— START TASK MATERIAL —

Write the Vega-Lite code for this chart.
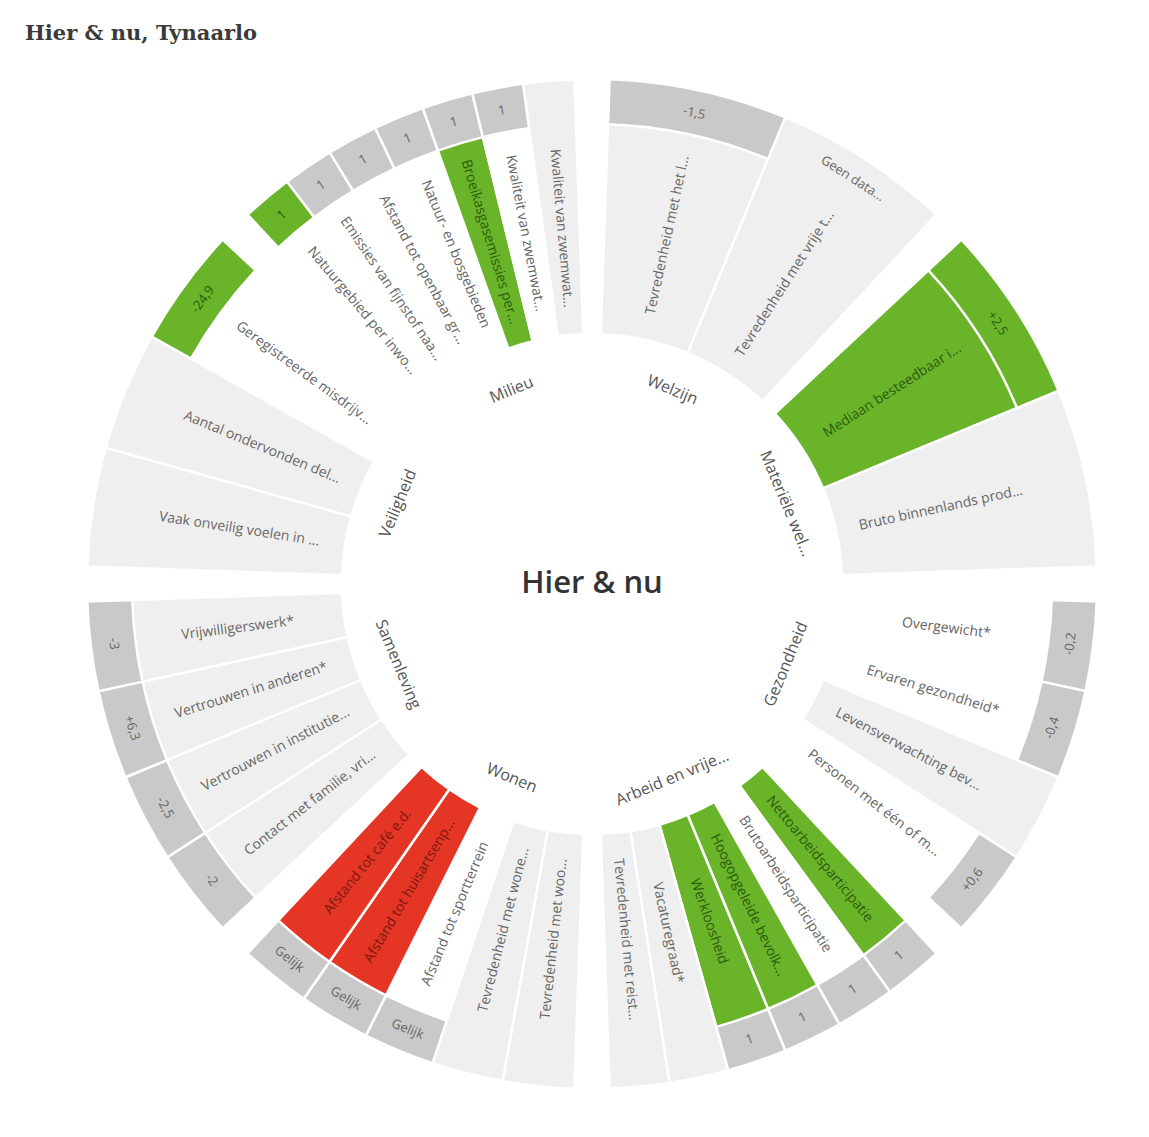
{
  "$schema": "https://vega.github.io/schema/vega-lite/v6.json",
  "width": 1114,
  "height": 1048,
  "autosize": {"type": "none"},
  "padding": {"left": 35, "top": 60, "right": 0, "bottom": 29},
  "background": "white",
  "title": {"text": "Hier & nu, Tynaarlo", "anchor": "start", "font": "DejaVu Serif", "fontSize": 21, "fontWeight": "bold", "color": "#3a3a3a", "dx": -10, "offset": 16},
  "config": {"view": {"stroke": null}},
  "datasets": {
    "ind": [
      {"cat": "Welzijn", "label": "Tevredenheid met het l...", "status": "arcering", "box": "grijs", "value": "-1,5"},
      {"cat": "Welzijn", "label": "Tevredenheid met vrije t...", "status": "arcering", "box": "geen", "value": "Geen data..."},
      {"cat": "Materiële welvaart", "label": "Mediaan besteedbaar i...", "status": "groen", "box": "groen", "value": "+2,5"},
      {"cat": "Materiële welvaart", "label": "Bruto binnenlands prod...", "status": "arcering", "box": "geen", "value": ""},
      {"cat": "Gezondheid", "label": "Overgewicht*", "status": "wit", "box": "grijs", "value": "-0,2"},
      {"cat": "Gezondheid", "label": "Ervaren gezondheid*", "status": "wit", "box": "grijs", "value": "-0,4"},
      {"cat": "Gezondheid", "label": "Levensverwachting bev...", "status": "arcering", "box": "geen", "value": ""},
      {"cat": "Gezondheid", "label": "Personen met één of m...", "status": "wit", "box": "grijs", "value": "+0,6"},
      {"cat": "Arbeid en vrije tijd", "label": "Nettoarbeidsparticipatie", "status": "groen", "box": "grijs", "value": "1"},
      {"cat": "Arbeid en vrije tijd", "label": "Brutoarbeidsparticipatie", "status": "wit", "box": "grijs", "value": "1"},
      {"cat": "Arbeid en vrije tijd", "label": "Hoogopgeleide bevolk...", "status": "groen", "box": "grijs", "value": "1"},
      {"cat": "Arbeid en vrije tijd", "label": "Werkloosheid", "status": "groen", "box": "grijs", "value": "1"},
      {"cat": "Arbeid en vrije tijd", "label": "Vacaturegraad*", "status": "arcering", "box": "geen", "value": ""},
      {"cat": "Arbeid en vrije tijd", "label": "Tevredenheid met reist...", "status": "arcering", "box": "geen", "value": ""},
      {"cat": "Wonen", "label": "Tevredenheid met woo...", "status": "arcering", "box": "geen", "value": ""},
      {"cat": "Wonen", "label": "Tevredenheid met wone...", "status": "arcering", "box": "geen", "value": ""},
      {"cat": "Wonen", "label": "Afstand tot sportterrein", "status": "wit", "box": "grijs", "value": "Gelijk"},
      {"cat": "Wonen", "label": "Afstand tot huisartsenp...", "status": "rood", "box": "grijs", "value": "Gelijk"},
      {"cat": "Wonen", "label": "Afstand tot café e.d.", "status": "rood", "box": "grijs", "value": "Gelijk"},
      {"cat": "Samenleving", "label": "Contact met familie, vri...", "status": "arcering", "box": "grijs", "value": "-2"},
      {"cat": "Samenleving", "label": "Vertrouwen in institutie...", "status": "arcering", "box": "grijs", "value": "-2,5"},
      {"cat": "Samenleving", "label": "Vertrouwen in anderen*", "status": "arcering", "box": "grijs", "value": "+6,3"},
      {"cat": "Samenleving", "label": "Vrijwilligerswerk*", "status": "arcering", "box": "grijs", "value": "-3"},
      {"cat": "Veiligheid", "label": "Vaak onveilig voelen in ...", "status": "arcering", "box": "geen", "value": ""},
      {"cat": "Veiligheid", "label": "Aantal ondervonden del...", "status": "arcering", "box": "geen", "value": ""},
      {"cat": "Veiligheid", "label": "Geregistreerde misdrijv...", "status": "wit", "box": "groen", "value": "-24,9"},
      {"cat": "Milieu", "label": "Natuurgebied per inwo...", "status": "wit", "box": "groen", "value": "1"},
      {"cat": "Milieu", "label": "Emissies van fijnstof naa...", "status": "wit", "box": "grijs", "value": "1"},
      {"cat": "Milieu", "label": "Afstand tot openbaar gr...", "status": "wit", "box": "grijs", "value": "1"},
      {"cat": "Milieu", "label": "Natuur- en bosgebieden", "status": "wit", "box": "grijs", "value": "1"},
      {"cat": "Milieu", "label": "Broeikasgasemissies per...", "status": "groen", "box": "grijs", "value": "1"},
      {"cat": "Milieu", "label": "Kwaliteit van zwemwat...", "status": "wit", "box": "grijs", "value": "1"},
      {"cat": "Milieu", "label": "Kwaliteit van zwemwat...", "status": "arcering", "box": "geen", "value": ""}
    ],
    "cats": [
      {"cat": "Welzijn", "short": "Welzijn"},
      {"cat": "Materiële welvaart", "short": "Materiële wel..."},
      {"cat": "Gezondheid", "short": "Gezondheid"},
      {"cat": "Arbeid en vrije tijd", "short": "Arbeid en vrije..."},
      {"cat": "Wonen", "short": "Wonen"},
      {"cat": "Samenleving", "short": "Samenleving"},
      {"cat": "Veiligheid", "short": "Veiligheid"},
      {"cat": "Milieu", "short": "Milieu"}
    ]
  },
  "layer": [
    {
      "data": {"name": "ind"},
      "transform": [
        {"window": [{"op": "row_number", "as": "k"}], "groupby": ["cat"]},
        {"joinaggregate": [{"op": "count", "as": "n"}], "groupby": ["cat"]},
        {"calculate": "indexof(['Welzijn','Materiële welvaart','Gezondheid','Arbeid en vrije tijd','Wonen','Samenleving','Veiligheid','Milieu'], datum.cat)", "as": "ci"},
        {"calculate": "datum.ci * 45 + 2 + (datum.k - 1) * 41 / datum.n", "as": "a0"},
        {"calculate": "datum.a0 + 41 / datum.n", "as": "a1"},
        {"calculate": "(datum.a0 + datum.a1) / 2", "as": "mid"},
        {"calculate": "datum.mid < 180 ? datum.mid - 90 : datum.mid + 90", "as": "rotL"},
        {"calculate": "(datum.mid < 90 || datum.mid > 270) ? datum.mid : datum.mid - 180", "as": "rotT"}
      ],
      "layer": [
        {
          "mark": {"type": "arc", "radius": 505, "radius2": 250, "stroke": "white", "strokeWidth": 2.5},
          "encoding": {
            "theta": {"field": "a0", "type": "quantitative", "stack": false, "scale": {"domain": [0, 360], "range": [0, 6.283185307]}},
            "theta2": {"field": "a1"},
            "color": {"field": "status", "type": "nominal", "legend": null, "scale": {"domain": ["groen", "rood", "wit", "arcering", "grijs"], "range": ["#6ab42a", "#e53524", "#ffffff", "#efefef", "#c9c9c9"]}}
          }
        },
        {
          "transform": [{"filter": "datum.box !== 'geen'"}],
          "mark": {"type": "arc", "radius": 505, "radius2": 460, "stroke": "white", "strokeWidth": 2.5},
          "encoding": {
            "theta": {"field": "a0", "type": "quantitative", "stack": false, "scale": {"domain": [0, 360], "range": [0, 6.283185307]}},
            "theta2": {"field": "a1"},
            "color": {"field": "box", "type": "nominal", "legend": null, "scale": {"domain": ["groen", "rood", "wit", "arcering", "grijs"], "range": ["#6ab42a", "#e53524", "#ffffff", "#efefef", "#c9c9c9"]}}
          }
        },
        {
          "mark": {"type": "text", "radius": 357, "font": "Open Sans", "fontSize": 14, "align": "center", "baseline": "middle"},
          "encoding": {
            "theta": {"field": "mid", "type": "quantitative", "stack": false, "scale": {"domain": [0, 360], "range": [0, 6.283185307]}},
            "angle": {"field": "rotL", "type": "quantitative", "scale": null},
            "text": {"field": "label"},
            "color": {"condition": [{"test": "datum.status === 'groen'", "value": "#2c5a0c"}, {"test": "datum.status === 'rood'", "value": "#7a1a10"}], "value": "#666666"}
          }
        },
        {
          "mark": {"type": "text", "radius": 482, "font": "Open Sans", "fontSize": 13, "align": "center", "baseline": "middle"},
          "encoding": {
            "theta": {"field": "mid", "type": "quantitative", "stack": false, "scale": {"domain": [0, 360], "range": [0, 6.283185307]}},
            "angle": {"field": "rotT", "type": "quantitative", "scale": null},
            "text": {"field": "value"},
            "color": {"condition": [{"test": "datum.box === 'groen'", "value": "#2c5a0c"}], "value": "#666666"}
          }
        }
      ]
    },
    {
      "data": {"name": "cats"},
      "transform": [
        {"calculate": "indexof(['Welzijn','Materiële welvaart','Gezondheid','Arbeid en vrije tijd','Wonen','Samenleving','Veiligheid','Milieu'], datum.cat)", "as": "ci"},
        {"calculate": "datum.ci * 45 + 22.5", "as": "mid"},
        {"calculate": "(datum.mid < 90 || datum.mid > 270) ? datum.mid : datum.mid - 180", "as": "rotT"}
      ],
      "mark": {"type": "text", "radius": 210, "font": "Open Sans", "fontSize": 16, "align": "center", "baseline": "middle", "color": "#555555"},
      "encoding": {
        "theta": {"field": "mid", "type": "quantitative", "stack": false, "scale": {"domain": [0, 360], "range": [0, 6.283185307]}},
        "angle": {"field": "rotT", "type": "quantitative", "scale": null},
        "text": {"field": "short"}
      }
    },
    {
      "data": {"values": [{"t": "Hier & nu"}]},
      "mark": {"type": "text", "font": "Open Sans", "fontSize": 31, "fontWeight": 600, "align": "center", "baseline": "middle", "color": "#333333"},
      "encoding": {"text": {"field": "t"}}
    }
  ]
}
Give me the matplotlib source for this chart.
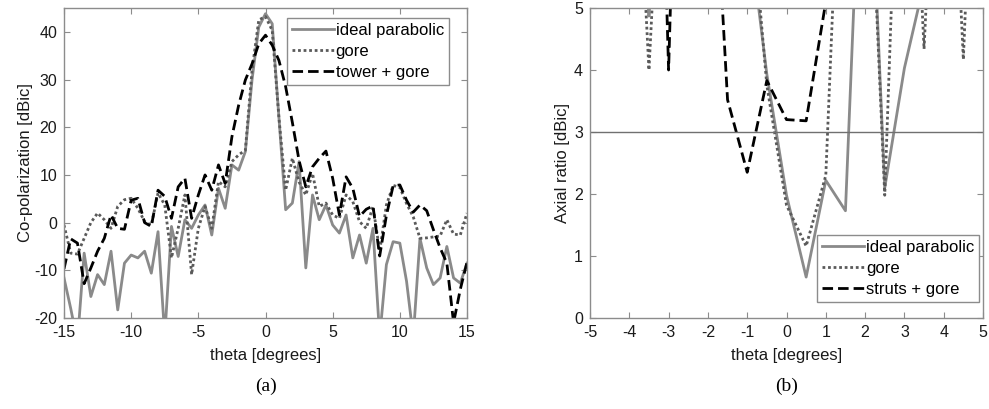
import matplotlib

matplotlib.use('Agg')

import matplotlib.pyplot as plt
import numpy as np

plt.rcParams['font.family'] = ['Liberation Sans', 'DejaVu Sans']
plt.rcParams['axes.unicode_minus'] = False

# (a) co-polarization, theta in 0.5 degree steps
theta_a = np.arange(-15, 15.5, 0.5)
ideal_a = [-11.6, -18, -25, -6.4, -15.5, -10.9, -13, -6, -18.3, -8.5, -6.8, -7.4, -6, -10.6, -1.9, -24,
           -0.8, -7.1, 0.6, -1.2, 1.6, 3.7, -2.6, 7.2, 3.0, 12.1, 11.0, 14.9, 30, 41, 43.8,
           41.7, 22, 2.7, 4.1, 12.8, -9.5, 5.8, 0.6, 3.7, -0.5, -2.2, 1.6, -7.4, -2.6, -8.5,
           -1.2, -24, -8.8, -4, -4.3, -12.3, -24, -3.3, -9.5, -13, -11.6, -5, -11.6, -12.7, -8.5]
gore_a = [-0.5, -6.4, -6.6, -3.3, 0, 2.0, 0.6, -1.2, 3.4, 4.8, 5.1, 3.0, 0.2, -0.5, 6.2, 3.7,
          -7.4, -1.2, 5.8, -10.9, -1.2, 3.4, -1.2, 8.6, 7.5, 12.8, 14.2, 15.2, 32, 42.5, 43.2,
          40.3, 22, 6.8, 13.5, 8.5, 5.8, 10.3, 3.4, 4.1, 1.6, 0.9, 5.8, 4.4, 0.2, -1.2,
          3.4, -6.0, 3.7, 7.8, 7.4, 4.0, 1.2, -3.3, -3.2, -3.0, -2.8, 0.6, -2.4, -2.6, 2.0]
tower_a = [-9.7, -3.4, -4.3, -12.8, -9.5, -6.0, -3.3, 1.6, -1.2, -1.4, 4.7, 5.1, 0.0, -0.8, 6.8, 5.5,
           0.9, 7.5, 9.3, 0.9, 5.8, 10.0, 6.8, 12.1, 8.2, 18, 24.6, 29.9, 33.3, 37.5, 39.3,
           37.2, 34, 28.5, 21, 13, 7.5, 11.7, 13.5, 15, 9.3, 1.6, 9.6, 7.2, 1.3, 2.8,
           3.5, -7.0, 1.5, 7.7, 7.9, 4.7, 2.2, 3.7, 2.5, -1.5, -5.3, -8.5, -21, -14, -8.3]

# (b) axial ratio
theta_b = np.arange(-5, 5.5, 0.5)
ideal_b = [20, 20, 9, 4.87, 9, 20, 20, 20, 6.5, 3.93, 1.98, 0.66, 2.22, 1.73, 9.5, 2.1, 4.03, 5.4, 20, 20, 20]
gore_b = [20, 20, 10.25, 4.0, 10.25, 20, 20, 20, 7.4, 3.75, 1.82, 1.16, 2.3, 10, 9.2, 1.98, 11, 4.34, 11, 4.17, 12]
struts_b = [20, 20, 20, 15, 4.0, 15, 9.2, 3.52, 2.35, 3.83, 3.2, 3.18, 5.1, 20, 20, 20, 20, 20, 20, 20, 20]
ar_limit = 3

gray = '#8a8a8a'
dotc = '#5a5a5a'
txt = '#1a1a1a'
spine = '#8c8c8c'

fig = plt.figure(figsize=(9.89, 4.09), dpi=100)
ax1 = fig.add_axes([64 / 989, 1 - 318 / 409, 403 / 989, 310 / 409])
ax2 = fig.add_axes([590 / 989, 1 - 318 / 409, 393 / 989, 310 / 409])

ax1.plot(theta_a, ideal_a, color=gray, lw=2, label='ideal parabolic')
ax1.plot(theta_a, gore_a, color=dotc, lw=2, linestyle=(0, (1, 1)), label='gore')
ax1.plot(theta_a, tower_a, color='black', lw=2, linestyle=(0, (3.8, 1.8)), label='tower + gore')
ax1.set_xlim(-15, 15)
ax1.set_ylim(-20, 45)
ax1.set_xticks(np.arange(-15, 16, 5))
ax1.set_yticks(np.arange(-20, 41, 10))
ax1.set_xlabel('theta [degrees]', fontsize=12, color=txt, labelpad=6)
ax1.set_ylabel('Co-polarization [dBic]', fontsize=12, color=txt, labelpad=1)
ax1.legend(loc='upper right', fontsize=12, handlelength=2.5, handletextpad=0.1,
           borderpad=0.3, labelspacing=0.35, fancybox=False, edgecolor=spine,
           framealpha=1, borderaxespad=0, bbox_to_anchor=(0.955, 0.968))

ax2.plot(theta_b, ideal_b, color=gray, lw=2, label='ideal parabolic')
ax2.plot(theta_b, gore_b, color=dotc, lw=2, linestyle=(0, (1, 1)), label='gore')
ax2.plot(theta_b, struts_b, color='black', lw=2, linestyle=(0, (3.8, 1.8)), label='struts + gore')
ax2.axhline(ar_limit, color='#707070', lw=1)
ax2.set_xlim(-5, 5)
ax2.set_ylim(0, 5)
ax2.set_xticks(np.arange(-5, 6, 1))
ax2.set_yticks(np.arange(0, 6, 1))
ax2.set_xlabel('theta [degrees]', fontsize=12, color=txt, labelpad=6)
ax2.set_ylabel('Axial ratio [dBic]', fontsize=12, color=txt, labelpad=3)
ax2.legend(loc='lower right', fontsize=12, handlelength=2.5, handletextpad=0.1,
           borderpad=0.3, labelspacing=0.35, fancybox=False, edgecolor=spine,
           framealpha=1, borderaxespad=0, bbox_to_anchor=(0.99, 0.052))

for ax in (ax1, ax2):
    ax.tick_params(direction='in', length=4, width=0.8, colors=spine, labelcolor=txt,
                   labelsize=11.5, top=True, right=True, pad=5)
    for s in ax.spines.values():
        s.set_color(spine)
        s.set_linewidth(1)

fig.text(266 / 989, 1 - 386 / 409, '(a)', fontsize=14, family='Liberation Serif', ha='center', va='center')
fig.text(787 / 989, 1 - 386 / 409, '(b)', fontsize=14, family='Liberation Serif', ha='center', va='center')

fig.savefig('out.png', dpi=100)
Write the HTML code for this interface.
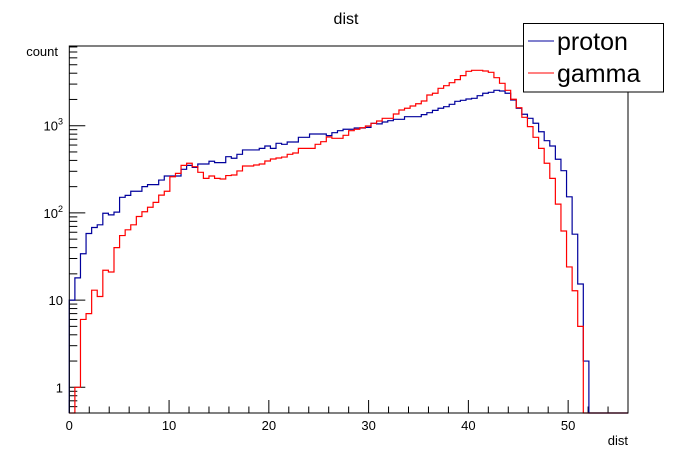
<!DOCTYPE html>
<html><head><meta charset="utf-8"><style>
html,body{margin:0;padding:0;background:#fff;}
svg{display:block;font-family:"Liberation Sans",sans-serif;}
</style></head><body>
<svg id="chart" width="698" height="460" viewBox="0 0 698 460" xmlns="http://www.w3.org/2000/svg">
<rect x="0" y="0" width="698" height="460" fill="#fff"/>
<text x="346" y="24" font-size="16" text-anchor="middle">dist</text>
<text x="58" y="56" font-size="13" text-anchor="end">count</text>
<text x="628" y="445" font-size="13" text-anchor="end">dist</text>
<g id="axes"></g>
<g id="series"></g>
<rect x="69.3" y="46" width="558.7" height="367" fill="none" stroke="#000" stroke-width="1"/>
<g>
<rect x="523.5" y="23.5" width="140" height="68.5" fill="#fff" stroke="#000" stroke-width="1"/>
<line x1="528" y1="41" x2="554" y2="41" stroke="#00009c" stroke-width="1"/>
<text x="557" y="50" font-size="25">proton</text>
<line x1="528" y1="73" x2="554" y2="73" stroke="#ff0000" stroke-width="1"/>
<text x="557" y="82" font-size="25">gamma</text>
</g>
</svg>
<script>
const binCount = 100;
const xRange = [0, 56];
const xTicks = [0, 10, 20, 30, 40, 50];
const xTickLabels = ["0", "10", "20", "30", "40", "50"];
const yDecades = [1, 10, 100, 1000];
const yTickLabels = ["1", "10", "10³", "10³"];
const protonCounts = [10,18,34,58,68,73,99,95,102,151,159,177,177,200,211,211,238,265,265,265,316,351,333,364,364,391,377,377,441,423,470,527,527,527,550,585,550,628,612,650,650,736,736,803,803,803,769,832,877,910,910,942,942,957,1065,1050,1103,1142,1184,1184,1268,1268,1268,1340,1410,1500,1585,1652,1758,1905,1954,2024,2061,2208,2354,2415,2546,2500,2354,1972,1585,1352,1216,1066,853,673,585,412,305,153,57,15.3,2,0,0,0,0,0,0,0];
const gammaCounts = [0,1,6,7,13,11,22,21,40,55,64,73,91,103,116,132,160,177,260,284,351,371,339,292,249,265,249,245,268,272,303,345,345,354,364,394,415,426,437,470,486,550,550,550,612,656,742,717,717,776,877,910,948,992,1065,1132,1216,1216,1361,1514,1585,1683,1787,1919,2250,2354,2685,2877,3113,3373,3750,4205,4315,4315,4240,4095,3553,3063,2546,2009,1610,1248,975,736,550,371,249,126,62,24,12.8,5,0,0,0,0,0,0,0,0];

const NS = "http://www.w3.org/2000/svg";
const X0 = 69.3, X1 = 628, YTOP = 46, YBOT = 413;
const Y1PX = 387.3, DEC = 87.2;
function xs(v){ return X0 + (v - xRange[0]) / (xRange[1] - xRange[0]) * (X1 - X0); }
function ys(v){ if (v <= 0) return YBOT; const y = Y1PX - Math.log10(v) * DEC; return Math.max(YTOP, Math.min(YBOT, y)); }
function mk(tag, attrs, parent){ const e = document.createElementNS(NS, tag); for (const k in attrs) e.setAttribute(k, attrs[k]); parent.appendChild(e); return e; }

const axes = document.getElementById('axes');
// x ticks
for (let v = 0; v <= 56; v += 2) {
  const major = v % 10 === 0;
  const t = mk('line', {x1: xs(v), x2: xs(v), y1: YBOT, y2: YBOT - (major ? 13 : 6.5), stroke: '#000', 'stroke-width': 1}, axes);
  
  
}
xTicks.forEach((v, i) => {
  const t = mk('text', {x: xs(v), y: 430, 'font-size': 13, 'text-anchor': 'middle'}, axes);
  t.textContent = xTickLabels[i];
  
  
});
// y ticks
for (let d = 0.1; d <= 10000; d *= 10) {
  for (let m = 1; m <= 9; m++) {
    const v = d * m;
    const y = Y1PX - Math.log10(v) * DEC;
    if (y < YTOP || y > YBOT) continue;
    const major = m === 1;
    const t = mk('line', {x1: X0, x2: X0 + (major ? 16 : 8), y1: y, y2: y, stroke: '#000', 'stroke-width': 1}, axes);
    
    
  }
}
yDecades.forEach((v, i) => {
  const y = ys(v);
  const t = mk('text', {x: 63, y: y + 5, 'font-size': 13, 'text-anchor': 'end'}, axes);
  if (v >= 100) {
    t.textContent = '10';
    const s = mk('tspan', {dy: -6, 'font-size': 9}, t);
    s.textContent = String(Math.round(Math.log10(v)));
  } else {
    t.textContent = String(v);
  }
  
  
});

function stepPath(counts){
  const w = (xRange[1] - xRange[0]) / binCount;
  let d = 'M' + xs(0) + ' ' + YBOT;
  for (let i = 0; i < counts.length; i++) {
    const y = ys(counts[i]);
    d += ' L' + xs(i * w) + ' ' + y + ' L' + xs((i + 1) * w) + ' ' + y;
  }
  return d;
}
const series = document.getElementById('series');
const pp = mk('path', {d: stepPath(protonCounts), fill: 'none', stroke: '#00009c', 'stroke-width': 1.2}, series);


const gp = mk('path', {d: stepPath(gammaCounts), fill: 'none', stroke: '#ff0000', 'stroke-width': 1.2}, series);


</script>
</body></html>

— END TASK MATERIAL —

> TASK TO CARRY OUT
Beginning with the line above that contains "Give me the matplotlib source for this chart." and ending with the line that contains "ar_limit = 3", quote each line exactly, keeping out the pictures.

> TASK OUTPUT
Give me the matplotlib source for this chart.
import matplotlib

matplotlib.use('Agg')

import matplotlib.pyplot as plt
import numpy as np

plt.rcParams['font.family'] = ['Liberation Sans', 'DejaVu Sans']
plt.rcParams['axes.unicode_minus'] = False

# (a) co-polarization, theta in 0.5 degree steps
theta_a = np.arange(-15, 15.5, 0.5)
ideal_a = [-11.6, -18, -25, -6.4, -15.5, -10.9, -13, -6, -18.3, -8.5, -6.8, -7.4, -6, -10.6, -1.9, -24,
           -0.8, -7.1, 0.6, -1.2, 1.6, 3.7, -2.6, 7.2, 3.0, 12.1, 11.0, 14.9, 30, 41, 43.8,
           41.7, 22, 2.7, 4.1, 12.8, -9.5, 5.8, 0.6, 3.7, -0.5, -2.2, 1.6, -7.4, -2.6, -8.5,
           -1.2, -24, -8.8, -4, -4.3, -12.3, -24, -3.3, -9.5, -13, -11.6, -5, -11.6, -12.7, -8.5]
gore_a = [-0.5, -6.4, -6.6, -3.3, 0, 2.0, 0.6, -1.2, 3.4, 4.8, 5.1, 3.0, 0.2, -0.5, 6.2, 3.7,
          -7.4, -1.2, 5.8, -10.9, -1.2, 3.4, -1.2, 8.6, 7.5, 12.8, 14.2, 15.2, 32, 42.5, 43.2,
          40.3, 22, 6.8, 13.5, 8.5, 5.8, 10.3, 3.4, 4.1, 1.6, 0.9, 5.8, 4.4, 0.2, -1.2,
          3.4, -6.0, 3.7, 7.8, 7.4, 4.0, 1.2, -3.3, -3.2, -3.0, -2.8, 0.6, -2.4, -2.6, 2.0]
tower_a = [-9.7, -3.4, -4.3, -12.8, -9.5, -6.0, -3.3, 1.6, -1.2, -1.4, 4.7, 5.1, 0.0, -0.8, 6.8, 5.5,
           0.9, 7.5, 9.3, 0.9, 5.8, 10.0, 6.8, 12.1, 8.2, 18, 24.6, 29.9, 33.3, 37.5, 39.3,
           37.2, 34, 28.5, 21, 13, 7.5, 11.7, 13.5, 15, 9.3, 1.6, 9.6, 7.2, 1.3, 2.8,
           3.5, -7.0, 1.5, 7.7, 7.9, 4.7, 2.2, 3.7, 2.5, -1.5, -5.3, -8.5, -21, -14, -8.3]

# (b) axial ratio
theta_b = np.arange(-5, 5.5, 0.5)
ideal_b = [20, 20, 9, 4.87, 9, 20, 20, 20, 6.5, 3.93, 1.98, 0.66, 2.22, 1.73, 9.5, 2.1, 4.03, 5.4, 20, 20, 20]
gore_b = [20, 20, 10.25, 4.0, 10.25, 20, 20, 20, 7.4, 3.75, 1.82, 1.16, 2.3, 10, 9.2, 1.98, 11, 4.34, 11, 4.17, 12]
struts_b = [20, 20, 20, 15, 4.0, 15, 9.2, 3.52, 2.35, 3.83, 3.2, 3.18, 5.1, 20, 20, 20, 20, 20, 20, 20, 20]
ar_limit = 3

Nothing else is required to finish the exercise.